If you already run an ISMS aligned to ISO 27001, you have a substantial head start here. The vocabulary differs but the spirit is the same.

2. ICT incident management and reporting

DORA requires you to detect, manage, classify and report ICT related incidents on a defined basis. The classification piece matters more than people expect, because the regulation sets criteria for what counts as a “major” incident, and major incidents carry mandatory reporting timelines to your competent authority.

In practice this means your incident process needs to do two things it may not do today. It needs to consistently classify incidents against DORA’s criteria, and it needs to produce initial, intermediate and final reports within the windows the regulation specifies. Reporting after the fact, in your own format, on your own schedule, is no longer enough.

3. Digital operational resilience testing

You have to test your resilience, not just assert it. For most firms this means a programme of vulnerability assessments, scenario testing and reviews carried out at least annually. For the larger, more systemically important firms, it goes further into threat led penetration testing, TLPT, which is intelligence driven red teaming against live production systems, conducted to a defined standard.

Testing is where resilience claims meet reality. A recovery plan nobody has rehearsed can fall apart the day you actually need it, and DORA wants evidence that yours holds up. The testing pillar is how you produce that evidence.

4. ICT third party risk management

This is the pillar that catches people out, and in my view it is the centre of gravity of the whole regulation. Modern financial firms run on third parties, cloud platforms, core banking providers, data vendors, and DORA holds you responsible for the resilience of those dependencies.

Concretely, you are expected to maintain a register of information describing all your ICT third party arrangements, to ensure contracts contain specific provisions around access, audit, subcontracting, exit and incident cooperation, and to manage concentration risk, the danger of too much of the sector depending on too few providers. DORA also introduces an oversight regime in which providers designated as critical ICT third party providers are supervised directly by the European Supervisory Authorities.

If you do one thing first, build the register honestly. Most firms discover they have more critical dependencies, and weaker contractual protections around them, than they assumed.

5. Information sharing

The lightest pillar, and a voluntary one. DORA encourages financial entities to share cyber threat intelligence among themselves within trusted communities. The logic is straightforward, the threats are shared, so the defence should be too. There is no penalty for not participating, but the regulation deliberately makes space for it.

Where I would start

If you are staring at this with a January deadline already behind you and a programme that is not yet where it needs to be, here is the order I would work in.

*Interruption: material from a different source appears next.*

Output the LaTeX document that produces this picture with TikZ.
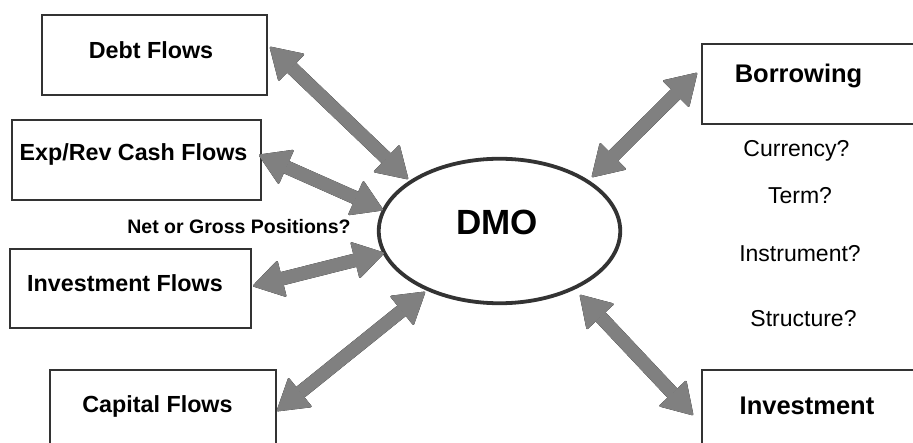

  • Map your ICT third party estate and build the register. Everything in pillar four depends on knowing what you actually rely on. This is also where contractual remediation takes longest, so start the clock early.
  • Align your incident classification to DORA’s criteria. You almost certainly have an incident process. The gap is usually classification and reporting timelines, not detection.
  • Confirm board ownership in writing. The management body’s accountability is not a formality. Make sure responsibilities are assigned, minuted and understood.
  • Stand up a testing calendar. Even a modest, documented programme of annual testing puts you ahead of where most firms start.

Closing thoughts

DORA is demanding, but it is not arbitrary. Read against the five pillars it is a coherent statement that a financial firm should know its technology dependencies, protect them, test them, recover from disruption, and answer for all of it at board level. Firms that already run a mature security programme will find much of this familiar in substance even where the documentation needs reshaping. The ones who struggle are usually those who outsourced heavily and assumed the resilience came bundled with the service. DORA’s clear message is that it does not. The risk, and the accountability, stay with you.